„Wir scheuen keine Konflikte!“
Augsburger Friedensforschung feierte den Semesteranfang im Annahof
Von Frank Heindl
Seine Studenten hatten die Angelegenheit flugs zur „Pflichtveranstaltung“ erhoben – so konnte sich Prof. Christoph Weller vom Uni-Lehrstuhl für Politikwissenschaft, Friedens- und Konfliktforschung über mangelnde Besucher nicht beschweren: Im Evangelischen Forum Annahof feierte er mit seinen Studenten im Master-Studiengang „Sozialwissenschaftliche Konfliktforschung“ den Semesterbeginn. Gleichzeitig wurde unter dem Titel „Wir scheuen keine Konflikte“ eine Ausstellung über den Zivilen Friedensdienst (ZFD) eröffnet.

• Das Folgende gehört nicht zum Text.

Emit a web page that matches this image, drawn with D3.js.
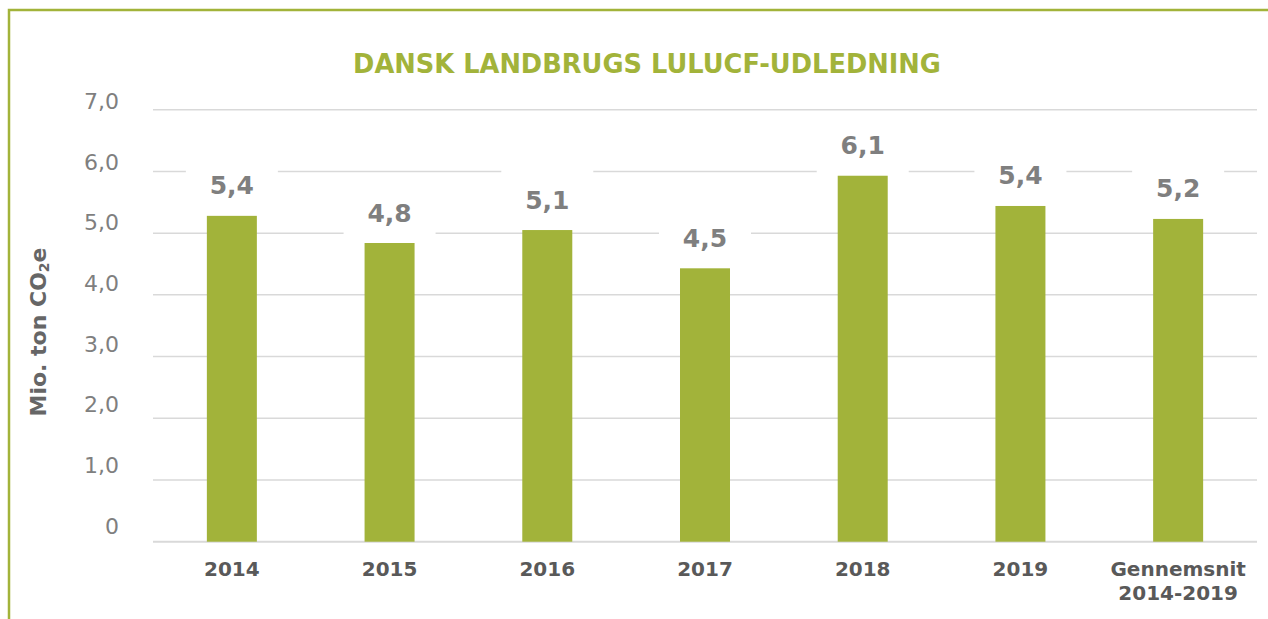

Die Ausstellung des Konsortiums Sozialer Friedensdienst ist noch vier Wochen lang im Annahof zu sehen. Auf Schautafeln informiert der ZFD über seine Arbeit – 700 Fachkräfte hat die Organisation im Lauf der Jahre an Einsatzorte rund um die Welt geschickt, 250, so erläuterte Pfarrerin Nicoly Menezes, sind derzeit im Einsatz. Dritter Bürgermeister Peter Grab hieß die Masterstudenten willkommen, die zum großen Teil ihren Bachelor in anderen Städten in ganz Deutschland gemacht haben und daher neu in Augsburg sind, und machte deutlich, dass die Ansiedlung der Arbeitsgemeinschaft für Frieden-und Konfliktforschung (AFK) in Augsburg aus seiner Sicht zum Profil Augsburgs als Friedensstadt gehört.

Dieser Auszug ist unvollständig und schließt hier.